The Labor Opposition has hit out at the Coalition Government, accusing it of “mimicking” its own policies on startup accelerators.
In a statement, Labor said: “Today, the Turnbull Government finally recognised the importance of investing in regional innovation – and did so by mirroring longstanding Labor policy to help regional startups.”
The party’s comments follow the Government’s announcement yesterday that it would invest an extra $15 million into Australia’s startup incubators and accelerators if it is re-elected in the Federal Elections in July.
The pledged cash would be used to boost the number of startup incubators and accelerators in Australia, attract expertise to provide specialist advice to startups, and create a pool allowing new and existing incubators and accelerators to access “up to $500,000” in funding.
In its response, the Opposition said that, in the National Innovation and Science Agenda, the Liberal Party “only committed” $8 million to help the establishment of regional innovation accelerators.
“However, they have wasted nearly $30 million on an expensive ‘Ideas Boom’ advertising campaign to help promote the Turnbull Government,” the party continued.

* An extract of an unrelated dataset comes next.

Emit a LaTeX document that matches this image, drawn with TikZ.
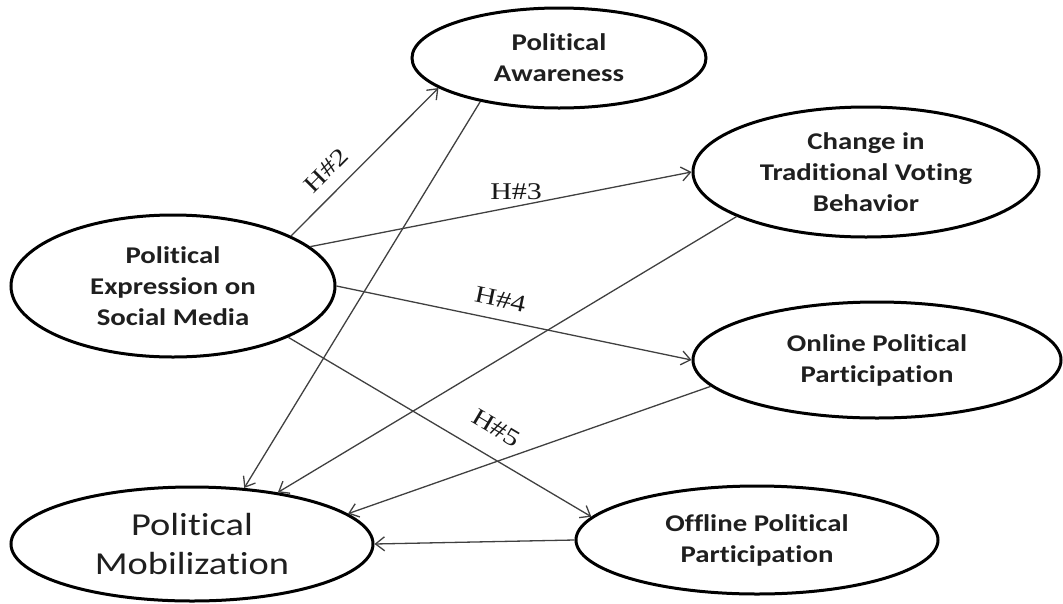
\documentclass[tikz,border=0pt]{standalone}
\usepackage{fontspec}
\setmainfont[FakeStretch=1.2,RawFeature={-liga;-clig;-calt}]{Carlito}
\newfontfamily\labfont[FakeStretch=1.25]{Liberation Serif}
\usetikzlibrary{shapes.geometric,arrows.meta}
\begin{document}
\begin{tikzpicture}[x=1pt,y=-1pt,
  concept/.style={ellipse,draw=black,line width=3pt,inner sep=0pt,align=center,
    font=\fontsize{24}{31}\selectfont\bfseries,text=black!88},
  bigconcept/.style={concept,font=\fontsize{32}{39}\selectfont},
  link/.style={draw=black!75,line width=1.3pt,-{Straight Barb[length=9pt,width=14pt]}},
  hyp/.style={font=\labfont\fontsize{24}{24}\selectfont,inner sep=0pt,text=black!90}]
\useasboundingbox (0,0) rectangle (1063,603);

\node[concept,minimum width=294pt,minimum height=100pt] (aw) at (559,58) {Political\\Awareness};
\node[concept,minimum width=324pt,minimum height=142pt] (ex) at (173,286) {Political\\Expression on\\Social Media};
\node[concept,minimum width=346pt,minimum height=130pt] (ch) at (866,172) {Change in\\Traditional Voting\\Behavior};
\node[concept,minimum width=368pt,minimum height=116pt] (on) at (877,360) {Online Political\\Participation};
\node[concept,minimum width=362pt,minimum height=108pt] (of) at (757,540) {Offline Political\\Participation};
\node[bigconcept,minimum width=362pt,minimum height=114pt] (mo) at (192,544) {Political\\Mobilization};

\draw[link] (ex.23) -- node[hyp,sloped,pos=0.34,above=13pt] {H\#2} (aw.-166);
\draw[link] (ex.16) -- node[hyp,pos=0.54,above=6pt] {H\#3} (ch.180);
\draw[link] (ex.0) -- node[hyp,sloped,pos=0.45,above=12pt] {H\#4} (on.180);
\draw[link] (ex.-24) -- node[hyp,sloped,pos=0.64,above=19pt] {H\#5} (of.172.5);

\draw[link] (aw.-151) -- (mo.47);
\draw[link] (ch.-161) -- (mo.31);
\draw[link] (on.-171) -- (mo.11);
\draw[link] (of.180) -- (mo.0);
\end{tikzpicture}
\end{document}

Calling the amount “a slap in the face to regional Australia”, Labor suggested these areas should have received more support in their efforts to diversify local economies in the “aftermath” of the mining boom.
Labor further accused the Turnbull Government of “innovation through imitation” with its new pledge, which it says merely copies measures it has proposed within the past year.
While “happy” with the Government’s promise to boost the situation for startups, the Opposition claimed that the proposals to boost regionally based accelerators, create a pool of funds for accelerators, and provide access to specialised advice and support to guide startups, have all been advocated by Labor previously.
“Today’s catch-up by the Liberals shows how out of touch they are by failing to genuinely commit early on to include regional Australia in the national innovation effort,” said Labor.
Last year, Labor announced it would put $16 million towards establishing up to 20 new accelerators over three years if elected.
These accelerators would be “self-sustaining” innovation hubs within universities and technical and further education (TAFE) institutions integrated with local businesses, the party said.
Other measures proposed by Labor to boost the startup scene in Australia include the creation of up to 2,000 new enterprises a year via a ‘Startup Year’. This scheme would provide university students with “income-contingent loans to build new businesses in university accelerators run by successful entrepreneurs”, it said.
New visa categories would also be introduced for early stage entrepreneurs to attract global entrepreneurial talent to help build Australia’s growing startup ecosystem.